Por eso a la ciudad se le llamó Babel, porque fue allí donde el Señor confundió el idioma de toda la gente de la tierra, y de donde los dispersó por todo el mundo. Telose ara Suibab so‐ro‐waňê Babel, telko hio awû bembo or Somel keňhimbuê or Ubueňa bo peba ra Šonto bora Puoja, u bo bembo res bustolsê tel pebe or Ňimbe.


The language I tried this with originally was French, which required quite a bit more effort – for instance un chiffre de substitution phonémique became aʾ bádla fa góx‐gyáyó‐gwiʾ derain‐áþa.  French may have the advantage of being the foreign language that non‐linguists here in the UK are most likely to have had some exposure to at school, but its orthography is fairly complicated, its phonology is hard to handle, and of course a good proportion of my US readers would find it unfamiliar anyway.

Another alternative I played around with was Japanese, which has the opposite set of advantages and disadvantages: it's tricky to get from an English phrase typed into an online translator to the Japanese equivalent in a useful transcription, but the limited range of permitted syllable structures makes it a cinch to devise a workable cipher – so onso no kaejishiki angou (maybe?) became ihziri bauto‐dobo ahfin.

As soon as I gave up on those ideas and switched to Spanish, everything got a lot simpler.

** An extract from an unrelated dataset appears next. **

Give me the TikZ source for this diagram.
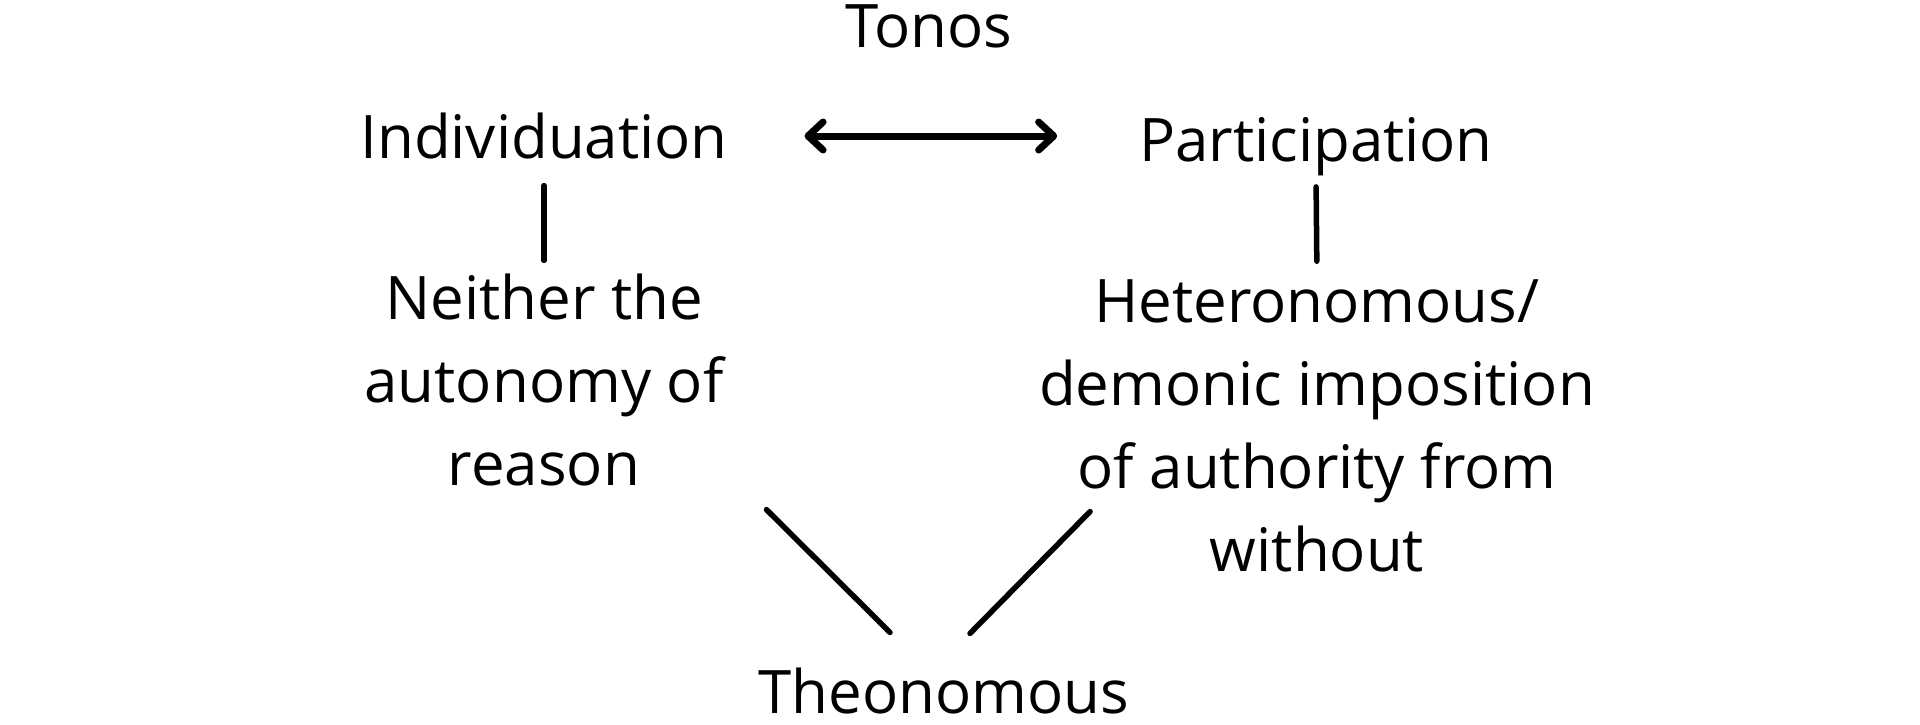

Another strategy you might try if you're really in the market for this sort of toy language would be to pick some simple constructed international auxiliary language and start from that.  Esperanto disqualifies itself with its needlessly consonant‐clotted syllables, but there are plenty of easier options if you google around.  However, I'd better warn you in advance – if you take somebody else's personal conlang and use it as a basis for designing a fantasy cant of your own, sooner or later you'll find yourself improvising, and once you're hooked it's a downhill slide into Tolkien's Secret Vice.